Homework Help: Integration problem 2

1. Feb 20, 2013

PhizKid

1. The problem statement, all variables and given/known data
$\int \frac{sin2x}{1 + cos^{2}x} \textrm{ } dx$

2. Relevant equations

3. The attempt at a solution
$\int \frac{sin2x}{1 + cos^{2}x} \textrm{ } dx \\\\ \int \frac{2sinxcosx}{1 + cos^{2}x} \textrm{ } dx \\\\ u = cosx \\\\ -\int \frac{2u}{1 + u^{2}} \textrm{ } du \\\\ w = u^{2} \\\\ -\int \frac{1}{1 + w} \textrm{ } dw \\\\ q = 1 + w \\\\ -\int \frac{1}{q} \textrm{ } dq \\\\ -ln(q) = -ln(1 + w) = -ln(1 + u^{2}) = -ln(1 + cos^{2}x)$

I don't know what I did wrong

2. Feb 20, 2013

Curious3141

Your answer is correct, except for the omission of the constant of integration. Which makes all the difference in the world, really.
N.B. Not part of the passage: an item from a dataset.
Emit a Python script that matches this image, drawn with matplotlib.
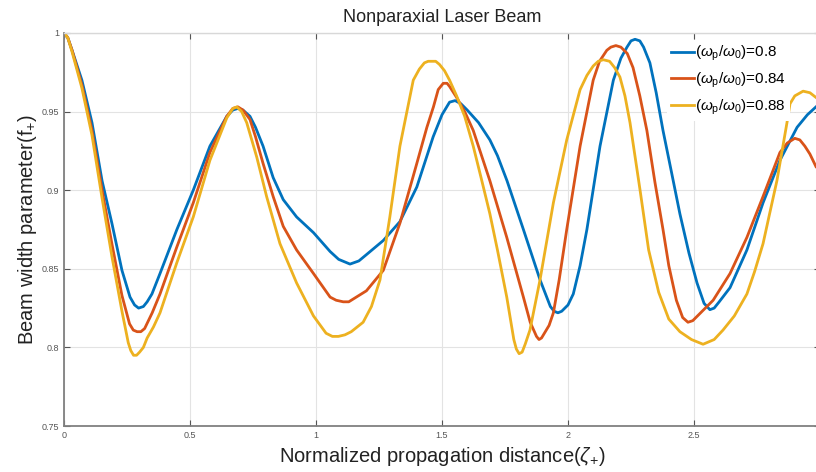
import numpy as np
import matplotlib
matplotlib.use('Agg')
import matplotlib.pyplot as plt

plt.rcParams['font.family'] = ['Liberation Sans', 'DejaVu Sans']
plt.rcParams['mathtext.fontset'] = 'custom'
plt.rcParams['mathtext.rm'] = 'Liberation Sans'
plt.rcParams['mathtext.it'] = 'Liberation Sans:italic'

# data
x_08 = [0.0, 0.015, 0.032, 0.071, 0.111, 0.151, 0.19, 0.23, 0.262, 0.28, 0.296, 0.315,
        0.33, 0.349, 0.381, 0.448, 0.513, 0.579, 0.646, 0.67, 0.69, 0.71, 0.738, 0.76,
        0.79, 0.83, 0.87, 0.923, 0.99, 1.056, 1.09, 1.135, 1.17, 1.2, 1.267, 1.333,
        1.4, 1.465, 1.5, 1.53, 1.552, 1.575, 1.6, 1.645, 1.69, 1.72, 1.758, 1.823,
        1.889, 1.93, 1.945, 1.96, 1.975, 2.0, 2.021, 2.048, 2.075, 2.127, 2.18, 2.21,
        2.234, 2.25, 2.266, 2.285, 2.3, 2.325, 2.35, 2.377, 2.41, 2.444, 2.48, 2.512,
        2.54, 2.563, 2.58, 2.6, 2.643, 2.71, 2.774, 2.841, 2.909, 2.95, 2.984]
y_08 = [1.0, 0.997, 0.989, 0.970, 0.943, 0.906, 0.879, 0.849, 0.832, 0.827, 0.825, 0.826,
        0.829, 0.834, 0.847, 0.875, 0.900, 0.928, 0.947, 0.951, 0.952, 0.951, 0.947, 0.940,
        0.928, 0.908, 0.894, 0.883, 0.873, 0.861, 0.856, 0.853, 0.855, 0.859, 0.868, 0.880,
        0.902, 0.934, 0.948, 0.956, 0.957, 0.955, 0.951, 0.943, 0.932, 0.922, 0.906, 0.875,
        0.843, 0.826, 0.823, 0.822, 0.823, 0.827, 0.834, 0.852, 0.875, 0.928, 0.970, 0.984,
        0.991, 0.995, 0.996, 0.995, 0.991, 0.981, 0.962, 0.938, 0.912, 0.885, 0.860, 0.841,
        0.828, 0.824, 0.825, 0.829, 0.838, 0.862, 0.892, 0.919, 0.940, 0.948, 0.953]

x_084 = [0.0, 0.015, 0.032, 0.071, 0.111, 0.151, 0.19, 0.23, 0.26, 0.275, 0.29, 0.305,
         0.32, 0.35, 0.381, 0.448, 0.513, 0.579, 0.646, 0.67, 0.69, 0.71, 0.738, 0.76,
         0.79, 0.83, 0.87, 0.923, 0.99, 1.056, 1.08, 1.108, 1.13, 1.15, 1.2, 1.267,
         1.333, 1.4, 1.44, 1.466, 1.485, 1.505, 1.52, 1.53, 1.558, 1.59, 1.624, 1.69,
         1.757, 1.823, 1.85, 1.875, 1.885, 1.895, 1.91, 1.925, 1.942, 1.965, 1.995, 2.048,
         2.1, 2.125, 2.154, 2.17, 2.19, 2.21, 2.235, 2.258, 2.285, 2.313, 2.345, 2.377,
         2.4, 2.43, 2.455, 2.476, 2.495, 2.52, 2.576, 2.643, 2.71, 2.774, 2.841, 2.87,
         2.9, 2.92, 2.94, 2.96, 2.984]
y_084 = [1.0, 0.997, 0.989, 0.967, 0.938, 0.900, 0.866, 0.833, 0.815, 0.811, 0.810, 0.810,
         0.812, 0.822, 0.834, 0.864, 0.892, 0.924, 0.947, 0.952, 0.953, 0.951, 0.945, 0.934,
         0.917, 0.896, 0.877, 0.862, 0.847, 0.832, 0.830, 0.829, 0.829, 0.831, 0.836, 0.849,
         0.879, 0.917, 0.940, 0.953, 0.964, 0.968, 0.968, 0.966, 0.959, 0.950, 0.938, 0.906,
         0.870, 0.832, 0.816, 0.807, 0.805, 0.806, 0.810, 0.814, 0.822, 0.843, 0.875, 0.928,
         0.970, 0.982, 0.989, 0.991, 0.992, 0.991, 0.987, 0.978, 0.960, 0.938, 0.905, 0.875,
         0.852, 0.830, 0.819, 0.816, 0.817, 0.821, 0.830, 0.847, 0.870, 0.896, 0.924, 0.930,
         0.933, 0.932, 0.928, 0.923, 0.915]

x_088 = [0.0, 0.015, 0.032, 0.071, 0.111, 0.151, 0.19, 0.23, 0.255, 0.265, 0.276, 0.288,
         0.3, 0.315, 0.33, 0.355, 0.381, 0.448, 0.513, 0.579, 0.646, 0.67, 0.686, 0.705,
         0.725, 0.765, 0.804, 0.857, 0.923, 0.99, 1.04, 1.065, 1.089, 1.115, 1.14, 1.187,
         1.22, 1.254, 1.293, 1.333, 1.386, 1.41, 1.43, 1.445, 1.46, 1.475, 1.49, 1.51,
         1.53, 1.558, 1.59, 1.624, 1.655, 1.69, 1.72, 1.757, 1.785, 1.795, 1.806, 1.818,
         1.83, 1.849, 1.889, 1.942, 1.995, 2.048, 2.075, 2.1, 2.12, 2.14, 2.165, 2.185,
         2.206, 2.226, 2.246, 2.286, 2.32, 2.36, 2.4, 2.444, 2.49, 2.536, 2.58, 2.615,
         2.66, 2.71, 2.74, 2.774, 2.8, 2.829, 2.869, 2.881, 2.9, 2.933, 2.96, 2.984]
y_088 = [1.0, 0.997, 0.988, 0.965, 0.935, 0.895, 0.858, 0.823, 0.803, 0.798, 0.795, 0.795,
         0.797, 0.800, 0.806, 0.813, 0.822, 0.854, 0.883, 0.919, 0.946, 0.952, 0.953, 0.950,
         0.943, 0.921, 0.896, 0.866, 0.841, 0.820, 0.809, 0.807, 0.807, 0.808, 0.810, 0.816,
         0.826, 0.843, 0.883, 0.928, 0.970, 0.977, 0.981, 0.982, 0.982, 0.982, 0.980, 0.976,
         0.970, 0.960, 0.947, 0.928, 0.908, 0.885, 0.862, 0.832, 0.805, 0.799, 0.796, 0.797,
         0.802, 0.811, 0.843, 0.892, 0.932, 0.964, 0.973, 0.979, 0.982, 0.983, 0.982, 0.978,
         0.972, 0.960, 0.943, 0.900, 0.862, 0.835, 0.818, 0.810, 0.805, 0.802, 0.805, 0.811,
         0.820, 0.834, 0.848, 0.866, 0.885, 0.906, 0.943, 0.955, 0.960, 0.963, 0.962, 0.959]

labels = [r'($\omega_{\rm p}$/$\omega_{\rm 0}$)=0.8',
          r'($\omega_{\rm p}$/$\omega_{\rm 0}$)=0.84',
          r'($\omega_{\rm p}$/$\omega_{\rm 0}$)=0.88']
colors = ['#0072BD', '#D95319', '#EDB120']

fig = plt.figure(figsize=(8.16, 4.72), dpi=100)
ax = fig.add_axes([64/816, 1 - 426/472, (820 - 64)/816, (426 - 33)/472])

for xs, ys, c, lab in zip([x_08, x_084, x_088], [y_08, y_084, y_088], colors, labels):
    ax.plot(xs, ys, color=c, lw=2.0, label=lab, solid_joinstyle='round')

ax.set_xlim(0, 3)
ax.set_ylim(0.75, 1)
ax.set_xticks([0, 0.5, 1, 1.5, 2, 2.5, 3])
ax.set_xticklabels(['0', '0.5', '1', '1.5', '2', '2.5', ''])
ax.set_yticks([0.75, 0.8, 0.85, 0.9, 0.95, 1])
ax.set_yticklabels(['0.75', '0.8', '0.85', '0.9', '0.95', '1'])
ax.grid(True, color='#e3e3e3', lw=0.8)
ax.tick_params(direction='in', length=4, width=0.8, labelsize=6.5, labelcolor='#555555',
               color='#555555', top=True, right=True)
for s in ['left', 'bottom']:
    ax.spines[s].set_color('#808080')
    ax.spines[s].set_linewidth(1.3)
for s in ['top', 'right']:
    ax.spines[s].set_color('#d8d8d8')
    ax.spines[s].set_linewidth(1.0)

ax.set_title('Nonparaxial Laser Beam', fontsize=13, pad=8, color='#222222')
ax.set_xlabel(r'Normalized propagation distance($\zeta_{+}$)', fontsize=14.5,
              color='#222222', labelpad=4)
ax.set_ylabel(r'Beam width parameter(f$_{+}$)', fontsize=14.5, color='#222222', labelpad=2)

leg = ax.legend(loc='lower right', bbox_to_anchor=(790/816, 1 - 121/472),
                bbox_transform=fig.transFigure, fontsize=11, frameon=True,
                fancybox=False, edgecolor='none', facecolor='white', framealpha=1,
                handlelength=1.5, handletextpad=0.1, labelspacing=0.5, borderpad=0.25,
                borderaxespad=0)

fig.savefig('out.png', dpi=100)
Here's an easier way to approach the integral. Note that the denominator is, in fact: $\frac{1}{2}(3 + \cos 2x)$. Can you go from there?

You'll find that the final answer you get using that method is different from your answer by only a constant ($\ln 2$), which means the answers are equivalent.

3. Feb 20, 2013

SammyS

Staff Emeritus
What's the derivative of a constant?

4. Feb 20, 2013

PhizKid

I don't see where that denominator is. The solution says it's: -ln(cos(2x) + 3) + C

5. Feb 20, 2013

SammyS

Staff Emeritus
What is $\displaystyle \ \ -\ln(1 + \cos^{2}x)-(-\ln(\cos(2x) + 3))\ ?$

6. Feb 20, 2013

PhizKid

Isn't it $ln(\frac{1 + cos^2x}{cos(2x) + 3})$? But what does $ln(cos(2x) + 3)$ have to do with anything?

7. Feb 20, 2013

Mute

Try plotting that function.

8. Feb 20, 2013

PhizKid

It looks like -ln(2)

9. Feb 20, 2013

SammyS

Staff Emeritus
I get ln(2) .

That's just a constant, so the two answers are equivalent.